Setelah memahami kelemahan teologi Ulangan, kita dapat belajar banyak dari perhatian utama mereka kepada keagungan Allah dan nilai-nilai kepatuhan. Sejarah Ulangan mengajarkan kepada kita untuk menjadikan Allah sebagai yang paling utama dalam hidup kita dan memandang setiap pilihan sebagai kesempatan untuk menjawab kehendak Allah.

Kitab Yosua

Kitab Yosua disebut demikian karena kepahlawanan Yosua, penerus Musa. Di dalam Kitab itu diceritakan bagaimana Yosua memimpin orang-orang Yahudi menyeberangi sungai Yordan masuk ke Tanah Terjanji dengan mengalahkan penduduk asli dan membagi wilayah yang direbut itu di antara suku-suku Israel.

Tujuan utama dari Kitab Yosua adalah untuk menunjukkan kesetiaan Allah dalam membawa bangsa Israel ke Tanah Terjanji. Kesan yang dapat kita tangkap dari Kitab tersebut adalah orang-orang Israel mampu membangun tentara yang kuat yang kemudian menaklukkan penduduk asli Kanaan dan merampas tanah mereka. Tetapi Kitab Hakim-hakim menyajikan gambaran yang agak berbeda. Dalam Kitab tersebut digambarkan bahwa suku-suku Israel harus berjuang mati-matian untuk membangun sebuah pijakan di Tanah Terjanji.

Gambaran dari Kitab Hakim-hakim ini barangkali yang lebih mendekati kenyataan sebenarnya.
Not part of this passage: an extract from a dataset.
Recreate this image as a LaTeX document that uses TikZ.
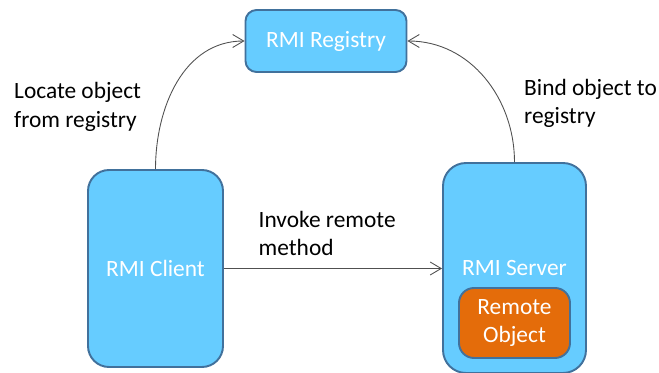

Sedangkan Kitab Yosua hampir dapat dipastikan berisi gambaran ideal atas penaklukkan Tanah Terjanji : meringkas kejadian-kejadian yang sesungguhnya telah ber­lang­sung selama berabad-abad menjadi seolah-olah hanya beberapa tahun saja. Fakta sesungguhnya atas invasi Palestina oleh orang-orang Yahudi dan penaklukkan yang bertahap atas penduduk asli adalah inti sejarah di balik Kitab Yosua. Sepanjang inti sejarah itu bisa kita jumpai banyak cerita, seperti penaklukkan Yeriko, yang tidak dapat dibuktikan oleh para arkeolog dan cerita itu harus dikategorikan sebagai cerita rakyat (folklore). Maksud penulisnya adalah memberikan pelajaran teologi, bukan sejarah dalam pengetian modern.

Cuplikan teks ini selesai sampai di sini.